- Description of the task: A line counts if it contains the string "this"; say how many such lines there are, giving only the number.

═══ Data section ═══

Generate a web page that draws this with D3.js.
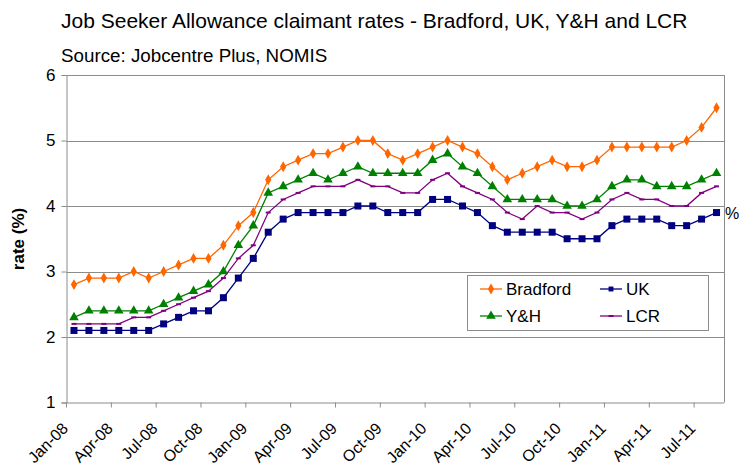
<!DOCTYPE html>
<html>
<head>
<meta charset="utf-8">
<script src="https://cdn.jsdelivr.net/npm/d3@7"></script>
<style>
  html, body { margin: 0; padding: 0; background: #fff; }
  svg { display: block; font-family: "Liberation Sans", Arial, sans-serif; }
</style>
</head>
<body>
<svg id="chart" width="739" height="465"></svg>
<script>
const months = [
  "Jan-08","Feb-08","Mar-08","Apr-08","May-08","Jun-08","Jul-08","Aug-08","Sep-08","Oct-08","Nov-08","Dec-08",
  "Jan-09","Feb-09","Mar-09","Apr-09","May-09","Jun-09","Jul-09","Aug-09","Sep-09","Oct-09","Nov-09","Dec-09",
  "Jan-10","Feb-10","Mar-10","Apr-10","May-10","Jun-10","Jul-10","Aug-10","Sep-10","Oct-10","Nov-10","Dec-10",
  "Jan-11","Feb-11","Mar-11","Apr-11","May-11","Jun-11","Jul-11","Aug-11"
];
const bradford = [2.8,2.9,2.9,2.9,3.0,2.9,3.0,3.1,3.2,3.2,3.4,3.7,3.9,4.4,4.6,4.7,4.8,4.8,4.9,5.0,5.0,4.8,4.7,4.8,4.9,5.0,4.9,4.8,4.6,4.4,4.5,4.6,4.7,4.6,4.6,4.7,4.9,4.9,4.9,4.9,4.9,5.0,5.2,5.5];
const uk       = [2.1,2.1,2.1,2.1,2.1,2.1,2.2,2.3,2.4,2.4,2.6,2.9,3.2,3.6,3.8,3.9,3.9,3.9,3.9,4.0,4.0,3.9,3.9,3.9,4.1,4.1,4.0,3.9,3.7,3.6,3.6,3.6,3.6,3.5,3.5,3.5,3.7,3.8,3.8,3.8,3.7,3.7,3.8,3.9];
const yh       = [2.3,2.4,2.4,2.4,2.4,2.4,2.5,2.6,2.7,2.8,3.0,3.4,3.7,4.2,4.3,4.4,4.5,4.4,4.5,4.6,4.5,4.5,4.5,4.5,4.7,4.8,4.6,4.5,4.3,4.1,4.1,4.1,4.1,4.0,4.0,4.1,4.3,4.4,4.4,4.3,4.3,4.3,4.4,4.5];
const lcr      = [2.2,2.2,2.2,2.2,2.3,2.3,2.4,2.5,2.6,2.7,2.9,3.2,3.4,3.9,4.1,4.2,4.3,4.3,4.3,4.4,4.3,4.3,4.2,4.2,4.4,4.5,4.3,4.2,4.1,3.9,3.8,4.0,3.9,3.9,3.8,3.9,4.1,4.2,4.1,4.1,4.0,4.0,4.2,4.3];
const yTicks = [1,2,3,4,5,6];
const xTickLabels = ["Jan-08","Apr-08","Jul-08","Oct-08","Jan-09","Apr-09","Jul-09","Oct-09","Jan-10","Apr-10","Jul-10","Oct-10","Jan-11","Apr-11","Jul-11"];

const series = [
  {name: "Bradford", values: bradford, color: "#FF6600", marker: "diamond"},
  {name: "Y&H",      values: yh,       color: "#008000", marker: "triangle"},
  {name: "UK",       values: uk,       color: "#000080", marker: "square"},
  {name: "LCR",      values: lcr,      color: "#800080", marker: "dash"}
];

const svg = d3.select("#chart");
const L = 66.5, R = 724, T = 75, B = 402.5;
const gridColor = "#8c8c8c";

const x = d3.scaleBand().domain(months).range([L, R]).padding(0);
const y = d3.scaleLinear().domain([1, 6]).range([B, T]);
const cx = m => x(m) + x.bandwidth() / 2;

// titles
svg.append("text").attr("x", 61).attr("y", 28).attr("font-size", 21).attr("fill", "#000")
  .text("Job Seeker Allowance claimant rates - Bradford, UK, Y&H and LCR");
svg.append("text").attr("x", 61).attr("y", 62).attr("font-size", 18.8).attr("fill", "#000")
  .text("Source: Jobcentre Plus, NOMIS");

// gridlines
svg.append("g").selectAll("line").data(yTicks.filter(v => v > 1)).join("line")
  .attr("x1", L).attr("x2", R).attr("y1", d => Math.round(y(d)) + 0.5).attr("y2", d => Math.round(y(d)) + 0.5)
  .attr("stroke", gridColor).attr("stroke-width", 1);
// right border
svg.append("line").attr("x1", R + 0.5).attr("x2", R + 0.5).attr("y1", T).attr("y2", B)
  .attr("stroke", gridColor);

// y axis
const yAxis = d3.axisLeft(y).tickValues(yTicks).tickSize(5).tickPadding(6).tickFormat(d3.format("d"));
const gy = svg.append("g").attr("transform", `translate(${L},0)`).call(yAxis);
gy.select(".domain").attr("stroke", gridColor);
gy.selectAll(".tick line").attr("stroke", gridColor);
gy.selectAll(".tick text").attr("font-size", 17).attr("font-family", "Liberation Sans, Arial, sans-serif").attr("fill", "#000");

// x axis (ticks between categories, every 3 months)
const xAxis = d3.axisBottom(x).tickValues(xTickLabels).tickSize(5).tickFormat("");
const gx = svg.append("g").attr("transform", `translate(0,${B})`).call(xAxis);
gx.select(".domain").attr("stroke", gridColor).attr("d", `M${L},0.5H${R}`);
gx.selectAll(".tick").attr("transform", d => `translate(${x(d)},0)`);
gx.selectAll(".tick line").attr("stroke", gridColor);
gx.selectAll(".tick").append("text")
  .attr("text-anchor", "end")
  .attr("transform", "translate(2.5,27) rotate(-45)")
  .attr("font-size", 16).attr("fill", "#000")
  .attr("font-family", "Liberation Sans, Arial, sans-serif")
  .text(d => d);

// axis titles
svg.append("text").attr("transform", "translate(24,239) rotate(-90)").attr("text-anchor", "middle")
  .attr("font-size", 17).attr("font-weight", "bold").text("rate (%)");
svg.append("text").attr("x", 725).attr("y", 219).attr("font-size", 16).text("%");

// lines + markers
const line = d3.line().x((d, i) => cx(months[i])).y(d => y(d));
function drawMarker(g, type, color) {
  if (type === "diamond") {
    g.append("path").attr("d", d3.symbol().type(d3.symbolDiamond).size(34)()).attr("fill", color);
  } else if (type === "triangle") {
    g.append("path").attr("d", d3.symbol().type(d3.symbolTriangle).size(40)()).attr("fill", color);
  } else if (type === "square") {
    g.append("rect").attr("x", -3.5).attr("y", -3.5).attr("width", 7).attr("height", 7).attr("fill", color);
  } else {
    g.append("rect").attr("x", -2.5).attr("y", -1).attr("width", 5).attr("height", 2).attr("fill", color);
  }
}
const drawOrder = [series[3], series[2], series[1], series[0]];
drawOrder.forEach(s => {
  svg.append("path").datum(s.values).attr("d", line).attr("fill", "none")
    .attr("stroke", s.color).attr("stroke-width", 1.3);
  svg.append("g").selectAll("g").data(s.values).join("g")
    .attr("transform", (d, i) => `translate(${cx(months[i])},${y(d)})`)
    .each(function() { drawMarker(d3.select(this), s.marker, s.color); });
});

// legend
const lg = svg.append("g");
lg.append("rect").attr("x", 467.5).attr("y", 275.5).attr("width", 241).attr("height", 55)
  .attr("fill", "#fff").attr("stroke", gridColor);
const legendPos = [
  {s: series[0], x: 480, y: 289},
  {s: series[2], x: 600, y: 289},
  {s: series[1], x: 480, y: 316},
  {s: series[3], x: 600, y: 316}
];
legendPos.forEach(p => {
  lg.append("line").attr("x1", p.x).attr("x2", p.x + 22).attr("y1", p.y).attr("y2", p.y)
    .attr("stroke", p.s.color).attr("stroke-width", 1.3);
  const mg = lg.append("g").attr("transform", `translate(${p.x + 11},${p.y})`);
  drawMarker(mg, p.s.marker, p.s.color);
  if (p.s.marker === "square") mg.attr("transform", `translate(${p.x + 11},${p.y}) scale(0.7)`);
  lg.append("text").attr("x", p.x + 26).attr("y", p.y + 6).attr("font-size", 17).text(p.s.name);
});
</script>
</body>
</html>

═══

- Written answer: 2